New COVID-19 travel requirements include CDC officers spot checking travelers for compliance

AP Photo/Charlie Riedel

The Biden administration announced new travel requirements for international visitors on Monday. The new rules replace those put in place in January 2020 as protection from the spread of the coronavirus pandemic. The new rules will require most travelers to America to be vaccinated against COVID-19.


There are some exceptions to the new requirements. Children under the age of 18 and people from countries experiencing a shortage of COVID-19 vaccines will be exempt from providing proof of vaccination. Beginning November 8, foreign travelers described as non-immigrant adults traveling to the U.S. will have to be fully vaccinated. All travelers will have to be tested before boarding a plane to the U.S. Tightened restrictions for American and foreign citizens not fully vaccinated will be in place.

Under the policy, those who are vaccinated will need to show proof of a negative COVID-19 test within three days of travel, while the unvaccinated must present a test taken within one day of travel.

Children under 18 will not be required to be fully vaccinated because of delays in making them eligible for vaccines in many places. They will still need to take a COVID-19 test unless they are 2 or younger.

Others who will be exempt from the vaccination requirement include people who participated in COVID-19 clinical trials, who had severe allergic reactions to the vaccines, or are from a country where shots are not widely available.

That latter category will cover people from countries with vaccination rates below 10% of adults.

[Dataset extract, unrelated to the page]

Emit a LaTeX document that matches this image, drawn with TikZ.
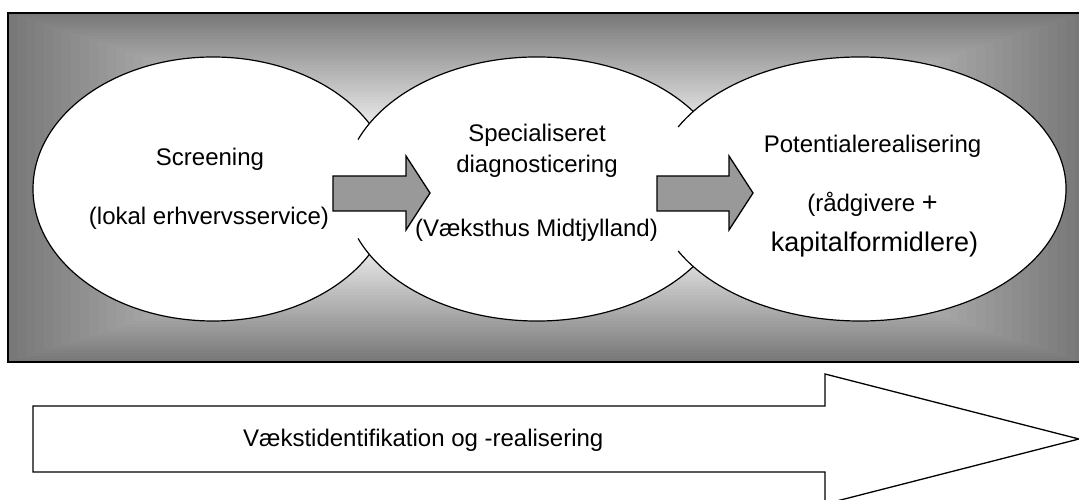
\documentclass[tikz,border=0pt]{standalone}
\usepackage{fontspec}
\setmainfont{Liberation Sans}
\usetikzlibrary{shapes.geometric}

\begin{document}
\begin{tikzpicture}[
        x=1pt, y=1pt,
        oval/.style={ellipse, fill=white, minimum height=264pt, inner sep=0pt},
        rim/.style={line width=1.2pt},
        lbl/.style={anchor=base, inner sep=0pt, font=\fontsize{24}{29}\selectfont},
        blk/.style={draw=black, line width=1.3pt, line join=miter},
        grayarrow/.style={blk, fill=black!40}
    ]
    \useasboundingbox (0,0) rectangle (1079,500);
    \clip (0,0) rectangle (1079,500);

    % Shaded frame, dark rim to light centre
    \foreach \i in {0,...,60} {
        \pgfmathsetmacro{\t}{1-\i/60}
        \pgfmathsetmacro{\pct}{53*max(0,min(1,(\t-0.25)/0.75))}
        \fill[black!\pct!white] (546-538*\t,312.5-174.5*\t) rectangle (546+538*\t,312.5+174.5*\t);
    }
    \draw[line width=1.5pt] (8,138) rectangle (1086,487);

    % Stage ovals
    \node[oval, draw, rim, minimum width=360pt] (e1) at (213,311) {};
    \node[oval, minimum width=386pt] (e2) at (537,311) {};
    \draw[rim] ([shift={(202:193 and 132)}]e2.center)
        arc[start angle=202, end angle=518, x radius=193, y radius=132];
    \node[oval, minimum width=412pt] (e3) at (860,311) {};
    \draw[rim] ([shift={(208:206 and 132)}]e3.center)
        arc[start angle=208, end angle=512, x radius=206, y radius=132];

    % Arrows between stages
    \foreach \xs/\xe in {333/406, 657/729} {
        \draw[grayarrow] (\xs,324) -- (\xe,324) -- (\xe,344) -- (\xe+24,307)
            -- (\xe,270) -- (\xe,289) -- (\xs,289) -- cycle;
    }

    % Stage texts
    \node[lbl] (s1a) at (210,334) {Screening};
    \node[lbl] (s1b) at (209,275) {(lokal erhvervsservice)};
    \node[lbl] (s2a) at (537,358) {Specialiseret};
    \node[lbl] (s2b) at (537,327) {diagnosticering};
    \node[lbl] (s2c) at (536.5,263) {(Væksthus Midtjylland)};
    \node[lbl] (s3a) at (872.5,347) {Potentialerealisering};
    \node[lbl] (s3b) at (872.5,288) {(rådgivere {\fontsize{27}{32}\selectfont +}};
    \node[lbl, font=\fontsize{27}{32}\selectfont] (s3c) at (874.5,248) {kapitalformidlere)};

    % Big process arrow
    \draw[blk, fill=white] (33,94) -- (825,94) -- (825,126) -- (1079,61)
        -- (825,-4) -- (825,28) -- (33,28) -- cycle;
    \node[lbl, anchor=base west] (flow) at (243,53) {Vækstidentifikation og -realisering};
\end{tikzpicture}
\end{document}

They may be admitted to the U.S. with a government letter authorizing travel for a compelling reason and not just for tourism, a senior administration official said. The official estimated that there are about 50 such countries.

The U.S. will accept any FDA-approved vaccine for regular or emergency use or approved by the World Health Organization. These include Pfizer, Moderna, Johnson & Johnson, AstraZeneca and China’s Sinopharm and Sinovac vaccines. Mixing and matching of approved shots will be permitted.

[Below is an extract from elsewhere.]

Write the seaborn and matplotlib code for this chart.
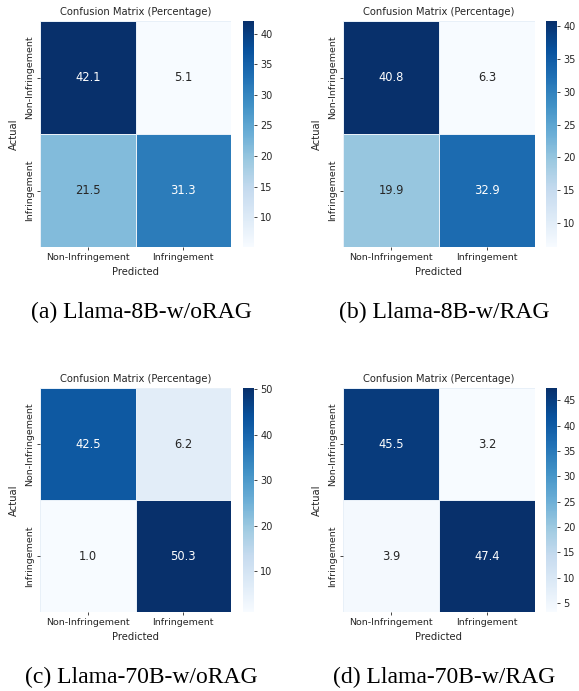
import numpy as np
import pandas as pd
import matplotlib
matplotlib.use("Agg")
import matplotlib.pyplot as plt
import seaborn as sns

labels = ["Non-Infringement", "Infringement"]
cm_8b_norag = [[42.1, 5.1], [21.5, 31.3]]
cm_8b_rag = [[40.8, 6.3], [19.9, 32.9]]
cm_70b_norag = [[42.5, 6.2], [1.0, 50.3]]
cm_70b_rag = [[45.5, 3.2], [3.9, 47.4]]
captions = ["(a) Llama-8B-w/oRAG", "(b) Llama-8B-w/RAG",
            "(c) Llama-70B-w/oRAG", "(d) Llama-70B-w/RAG"]
matrices = [cm_8b_norag, cm_8b_rag, cm_70b_norag, cm_70b_rag]

plt.rcParams["font.family"] = ["DejaVu Sans"]
plt.rcParams["text.color"] = "#262626"
plt.rcParams["axes.labelcolor"] = "#262626"
plt.rcParams["xtick.color"] = "#262626"
plt.rcParams["ytick.color"] = "#262626"

W, H = 579, 691
fig = plt.figure(figsize=(W / 100, H / 100), dpi=100)

def box(x0, y0, x1, y1):
    return [x0 / W, 1 - y1 / H, (x1 - x0) / W, (y1 - y0) / H]

# (heatmap box, colorbar box, caption center x, caption y)
layout = [
    ((40, 21, 231, 247), (243, 21, 254, 247), 141, 312),
    ((343, 21, 535, 247), (546, 21, 557, 247), 444, 312),
    ((40, 388, 231, 612), (243, 388, 254, 612), 141, 677),
    ((343, 388, 535, 612), (546, 388, 557, 612), 444, 677),
]

for mat, cap, (hb, cb, cx, cy) in zip(matrices, captions, layout):
    ax = fig.add_axes(box(*hb))
    cax = fig.add_axes(box(*cb))
    df = pd.DataFrame(mat, index=labels, columns=labels)
    sns.heatmap(df, annot=True, fmt=".1f", cmap="Blues", ax=ax, cbar_ax=cax,
                linewidths=0.5, linecolor="#e8f0f8",
                annot_kws={"fontsize": 8.3})
    ax.set_title("Confusion Matrix (Percentage)", fontsize=7.2, pad=4)
    ax.set_xlabel("Predicted", fontsize=7.2, labelpad=3.5)
    ax.set_ylabel("Actual", fontsize=7.2, labelpad=4)
    ax.tick_params(axis="both", labelsize=6.8, length=2.5, width=0.6, pad=2)
    ax.set_xticklabels(labels, rotation=0)
    ax.set_yticklabels(labels, rotation=90, va="center")
    cax.tick_params(labelsize=7, length=2.5, width=0.6, pad=2)
    fig.text(cx / W, 1 - cy / H, cap, ha="center", va="center",
             fontsize=17, family="Liberation Serif", color="black")

fig.savefig("out.png", dpi=100)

The airlines are stuck with enforcing the new requirements. They will be required to verify vaccine records and match them against identity information. Here’s a new twist – how do quarantine officers sound?

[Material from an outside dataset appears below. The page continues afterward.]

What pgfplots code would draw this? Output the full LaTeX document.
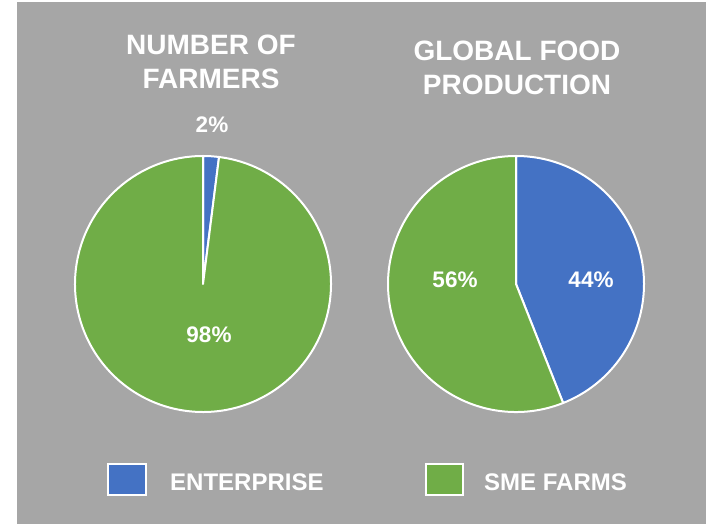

Quarantine officers from the Centers for Disease Control and Prevention will spot-check passengers who arrive in the U.S. for compliance, according to an administration official. Airlines that don’t enforce the requirements could be subject to penalties of up to nearly $35,000 per violation.

It sounds as though the quarantine officers are not there to help the airlines with their additional responsibility to enforce compliance with the requirements but to catch any travelers who might fall through the cracks and fine the airlines. Extra government revenue, right? That’s the thing with strident government control over industries, their grip only increases, it rarely loosens back up. In this case, more travel will be allowed but at the cost of airline personnel who are under Big Brother’s thumb to enforce it. The mental picture of CDC officers lurking around is enough to make a person cringe. Not only will travelers be required to show their papers initially to board the plane, some will also have to do it again for a quarantine officer.

The CDC is also requiring airlines to collect contact information for all international air travelers, regardless of vaccination status to allow them to facilitate contact tracing if necessary.

The Biden administration’s goal all along has been to pile on as many inconveniences as possible for the unvaccinated among us in order to drive Americans to get vaccinated. They are creating a two-tier society using vaccination status as the baseline. They will continue to make it as uncomfortable as possible for the unvaccinated until their goal is met. We see it in the United States now with some venues requiring proof of vaccination to enter. No vaccine? No concert ticket.


The Trump administration began with travel restrictions with China in January 2020 when it became apparent that the coronavirus originated there. Then the administration expanded travel restrictions to include Brazil, Iran, the U.K., Ireland, and most European countries. Biden left all that in place and added South Africa and India to the list. Biden has been under pressure from European allies to drop the restrictions as many of them have eased restrictions on American visitors. “The United States is open for business with all the promise and potential America has to offer,” Commerce Secretary Gina Raimondo said after Monday’s announcement. The airline industry is pleased, hoping for an increase in ticket sales and bringing business back to pre-pandemic levels. One travel industry analyst urges caution in optimism, though.

“We have seen an increase in ticket sales for international travel over the past weeks, and are eager to begin safely reuniting the countless families, friends and colleagues who have not seen each other in nearly two years, if not longer,” Airlines for America said in a statement.

The pandemic and resulting travel restrictions have caused international travel to plunge. U.S. and foreign airlines plan to operate about 14,000 flights across the Atlantic this month, just over half the 29,000 flights they operated during October 2019, according to data from aviation-research firm Cirium.

Henry Harteveldt, a travel industry analyst in San Francisco, said the lifting of country-specific restrictions will help, but it will be tempered by the vaccination and testing requirements.

“Anyone hoping for an explosion of international inbound visitors will be disappointed,” he said. “Nov. 8 will be the start of the international travel recovery in the U.S., but I don’t believe we see full recovery until 2023 at the earliest.”


So far, the Biden administration has not required vaccination for domestic travel. The airlines strongly oppose that as it would be impractical because of the large number of domestic travelers in the U.S. every day.